Alison Rossiter’s pioneering experimentations with expired photographic papers and camera-less prints bridge her decades as a photography conservator with a concentrated, innovative, and restrained aesthetic sensibility as a contemporary artist. Expired includes the first sheet of expired photographic paper that Rossiter tested in 2007, from a box of Eastman Kodak Kodabromide E3 that expired on May 1, 1946. The titles of Rossiter’s work reference the manufacturer, product name, and expiration date to indicate its original time frame, and the date that she processed the paper, signaling time’s passing. Her work evokes historical events or personal memories that the paper had been created to capture.
The Latent prints (2007-2017) in Expired are made with obsolete papers from the 1900s to the 1950s that have endured damage, degradation and transformation from a variety of circumstances including light leaks, oxidation and reduction (silver tarnish) from exposure to air, physical impact, humidity and mold from moisture, insects nibbling the gelatin emulsion down to the paper base, and overall aging.
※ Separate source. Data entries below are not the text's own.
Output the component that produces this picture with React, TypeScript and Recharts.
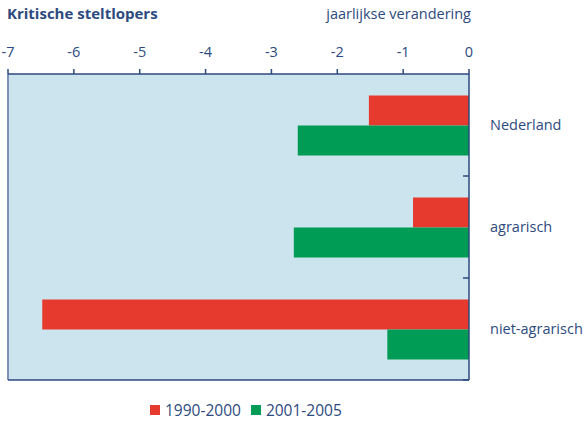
import React from "react";
import { BarChart, Bar, XAxis, YAxis, CartesianGrid, ReferenceLine } from "recharts";

// Categories and yearly change per period
const categories = ["Nederland", "agrarisch", "niet-agrarisch"];
const period1 = [-1.52, -0.85, -6.48]; // 1990-2000
const period2 = [-2.6, -2.66, -1.24]; // 2001-2005
const xTicks = [-7, -6, -5, -4, -3, -2, -1, 0];

const data = categories.map((name, i) => ({
  name,
  p1: period1[i],
  p2: period2[i],
}));

const TEXT = "#2d4a7e";
const RED = "#e63a2f";
const GREEN = "#009b55";
const BG = "#cbe4ed";
const FONT = "'Open Sans', sans-serif";

const W = 584;
const H = 423;
const MARGIN = { top: 0, right: 0, bottom: 42, left: 7 };
const RIGHT_AXIS_W = 115;
const TOP_AXIS_H = 74;
const BAND_HALF = (H - TOP_AXIS_H - MARGIN.bottom - 1) / categories.length / 2;

// Category label at band centre, small inward tick at the band's lower edge
const RightTick = (props: any) => {
  const { x, y, payload } = props;
  const half = payload && payload.offset ? payload.offset : BAND_HALF;
  const axisX = x - 21;
  return (
    <g>
      <line x1={axisX - 6} x2={axisX} y1={y + half} y2={y + half} stroke={TEXT} strokeWidth={1.5} />
      <text x={x} y={y} dy={5} textAnchor="start" fill={TEXT} fontSize={14.5} fontFamily={FONT}>
        {payload.value}
      </text>
    </g>
  );
};

export default function App() {
  return (
    <div style={{ position: "absolute", left: 0, top: 0, width: W, height: H, background: "#fff", fontFamily: FONT }}>
      <div style={{ position: "absolute", left: 7, top: 3, fontSize: 15, fontWeight: 700, color: TEXT }}>
        Kritische steltlopers
      </div>
      <div style={{ position: "absolute", right: W - 471, top: 4, fontSize: 14.5, color: TEXT }}>
        jaarlijkse verandering
      </div>
      <BarChart
        width={W}
        height={H}
        data={data}
        layout="vertical"
        margin={MARGIN}
        barCategoryGap="21%"
        barGap={0}
      >
        <CartesianGrid fill={BG} horizontal={false} vertical={false} />
        <XAxis
          type="number"
          orientation="top"
          domain={[-7, 0]}
          ticks={xTicks}
          height={TOP_AXIS_H}
          tickSize={5}
          tickMargin={12}
          interval={0}
          allowDataOverflow
          stroke={TEXT}
          strokeWidth={1.5}
          tick={{ fill: TEXT, fontSize: 14.5, fontFamily: FONT }}
        />
        <XAxis
          xAxisId="bottom"
          type="number"
          orientation="bottom"
          domain={[-7, 0]}
          height={1}
          tick={false}
          tickLine={false}
          stroke={TEXT}
          strokeWidth={1.5}
        />
        <YAxis
          type="category"
          dataKey="name"
          orientation="right"
          width={RIGHT_AXIS_W}
          tickLine={false}
          tickSize={0}
          tickMargin={21}
          interval={0}
          stroke={TEXT}
          strokeWidth={1.5}
          tick={<RightTick />}
        />
        <YAxis
          yAxisId="left"
          type="category"
          dataKey="name"
          orientation="left"
          width={1}
          tick={false}
          tickLine={false}
          axisLine={false}
        />
        <ReferenceLine x={-7} stroke="#8090b8" strokeWidth={2} />
        <Bar dataKey="p1" name="1990-2000" fill={RED} isAnimationActive={false} />
        <Bar dataKey="p2" name="2001-2005" fill={GREEN} isAnimationActive={false} />
      </BarChart>
      <div
        style={{
          position: "absolute",
          left: 150,
          top: 401,
          display: "flex",
          alignItems: "center",
          fontSize: 15.5,
          color: TEXT,
          lineHeight: "18px",
        }}
      >
        <span style={{ width: 10, height: 10, background: RED, display: "inline-block", marginRight: 5 }} />
        <span style={{ marginRight: 10 }}>1990-2000</span>
        <span style={{ width: 10, height: 10, background: GREEN, display: "inline-block", marginRight: 5 }} />
        <span>2001-2005</span>
      </div>
    </div>
  );
}
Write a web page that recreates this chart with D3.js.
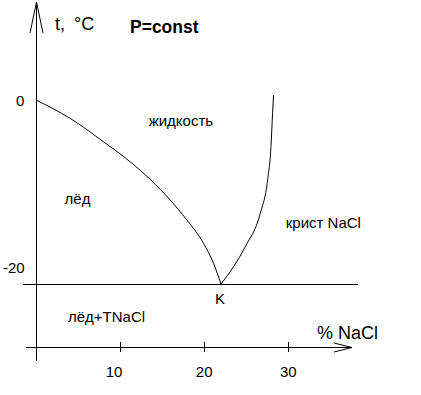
<!DOCTYPE html>
<html>
<head>
<meta charset="utf-8">
<script src="https://cdn.jsdelivr.net/npm/d3@7"></script>
<style>
  html, body { margin: 0; padding: 0; background: #fff; }
  svg { display: block; font-family: Arial, "Liberation Sans", sans-serif; }
  text { fill: #000; }
</style>
</head>
<body>
<svg id="chart" width="421" height="395"></svg>
<script>
// кривая льда: % NaCl -> t, °C
var iceX = [0, 4.05, 8.01, 11.19, 13.57, 15.95, 17.94, 19.92, 21.11, 22];
var iceT = [0, -1.99, -4.53, -6.71, -8.62, -10.87, -13.04, -15.58, -17.75, -20];

// кривая растворимости NaCl
var saltX = [22, 23.49, 24.88, 26.67, 27.54, 27.94, 28.13, 28.25];
var saltT = [-20, -18.12, -15.95, -12.32, -8.70, -5.07, -1.45, 0.54];

var xTicks = [10, 20, 30];
var yTicks = [0, -20];
var eutectic = { x: 22, t: -20, label: 'K' };

var regions = [
    { text: 'жидкость', x: 13.4, t: -2.85 },
    { text: 'лёд', x: 3.4, t: -11.3 },
    { text: 'крист NaCl', x: 29.7, t: -13.9 },
    { text: 'лёд+TNaCl', x: 3.8, t: -24.1 }
];

var svg = d3.select('#chart');

var x = d3.scaleLinear().domain([0, 30]).range([36, 288.3]);
var y = d3.scaleLinear().domain([0, -20]).range([100, 284]);

var g = svg.append('g');

// оси
g.append('line')
    .attr('x1', 36.5).attr('y1', 2).attr('x2', 36.5).attr('y2', 361)
    .attr('stroke', '#000').attr('shape-rendering', 'crispEdges');
g.append('path')
    .attr('d', 'M30,33L36.5,2L43,33')
    .attr('fill', 'none').attr('stroke', '#000');

var axisY = 347.5;
g.append('line')
    .attr('x1', 26).attr('y1', axisY).attr('x2', 352).attr('y2', axisY)
    .attr('stroke', '#000').attr('shape-rendering', 'crispEdges');
g.append('path')
    .attr('d', 'M334,343L352,' + axisY + 'L334,352')
    .attr('fill', 'none').attr('stroke', '#000');

g.selectAll('.xtick')
    .data(xTicks)
    .enter()
    .append('line')
    .attr('class', 'xtick')
    .attr('x1', function (d) { return Math.round(x(d)) + 0.5; })
    .attr('x2', function (d) { return Math.round(x(d)) + 0.5; })
    .attr('y1', 342).attr('y2', 352)
    .attr('stroke', '#000').attr('shape-rendering', 'crispEdges');

g.selectAll('.xlabel')
    .data(xTicks)
    .enter()
    .append('text')
    .attr('class', 'xlabel')
    .attr('x', function (d) { return x(d) - (d === 10 ? 6 : 0); })
    .attr('y', 377)
    .attr('text-anchor', 'middle')
    .attr('font-size', '15px')
    .text(function (d) { return d; });

// подписи температуры
g.selectAll('.ylabel')
    .data(yTicks)
    .enter()
    .append('text')
    .attr('class', 'ylabel')
    .attr('x', function (d) { return d === 0 ? 16 : 3; })
    .attr('y', function (d) { return d === 0 ? y(d) + 6 : y(d) - 11; })
    .attr('font-size', '15px')
    .text(function (d) { return d; });

// эвтектическая линия
g.append('line')
    .attr('x1', 23).attr('x2', 358)
    .attr('y1', Math.round(y(eutectic.t)) + 0.5).attr('y2', Math.round(y(eutectic.t)) + 0.5)
    .attr('stroke', '#000').attr('shape-rendering', 'crispEdges');

var line = d3.line()
    .x(function (d) { return x(d[0]); })
    .y(function (d) { return y(d[1]); })
    .curve(d3.curveMonotoneX);

g.append('path')
    .datum(d3.zip(iceX, iceT))
    .attr('d', line)
    .attr('fill', 'none').attr('stroke', '#000').attr('stroke-width', 1);

g.append('path')
    .datum(d3.zip(saltX, saltT))
    .attr('d', line)
    .attr('fill', 'none').attr('stroke', '#000').attr('stroke-width', 1);

// подписи
g.append('text')
    .attr('x', x(eutectic.x) - 6).attr('y', y(eutectic.t) + 20)
    .attr('font-size', '15px')
    .text(eutectic.label);

g.selectAll('.region')
    .data(regions)
    .enter()
    .append('text')
    .attr('class', 'region')
    .attr('x', function (d) { return x(d.x); })
    .attr('y', function (d) { return y(d.t); })
    .attr('font-size', '15px')
    .text(function (d) { return d.text; });

g.append('text')
    .attr('x', 55).attr('y', 30)
    .attr('font-size', '18px')
    .text('t,');
g.append('text')
    .attr('x', 74).attr('y', 30)
    .attr('font-size', '18px')
    .text('°C');
g.append('text')
    .attr('x', 130).attr('y', 32.5)
    .attr('font-size', '17.5px')
    .attr('font-weight', 'bold')
    .text('P=const');
g.append('text')
    .attr('x', 317).attr('y', 338.5)
    .attr('font-size', '18px')
    .text('% NaCl');
</script>
</body>
</html>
Four of Rossiter’s Film Photograms (2010) — which are being exhibited in New York for the first time — are included in this exhibition alongside the expired papers for which she is internationally acclaimed.
Expired is the second in a series of photography focused exhibitions presented by Sara Kay Gallery in collaboration with Maya Benton, a longtime curator of photography and material culture at the Center of International Photography (ICP) and numerous international museums.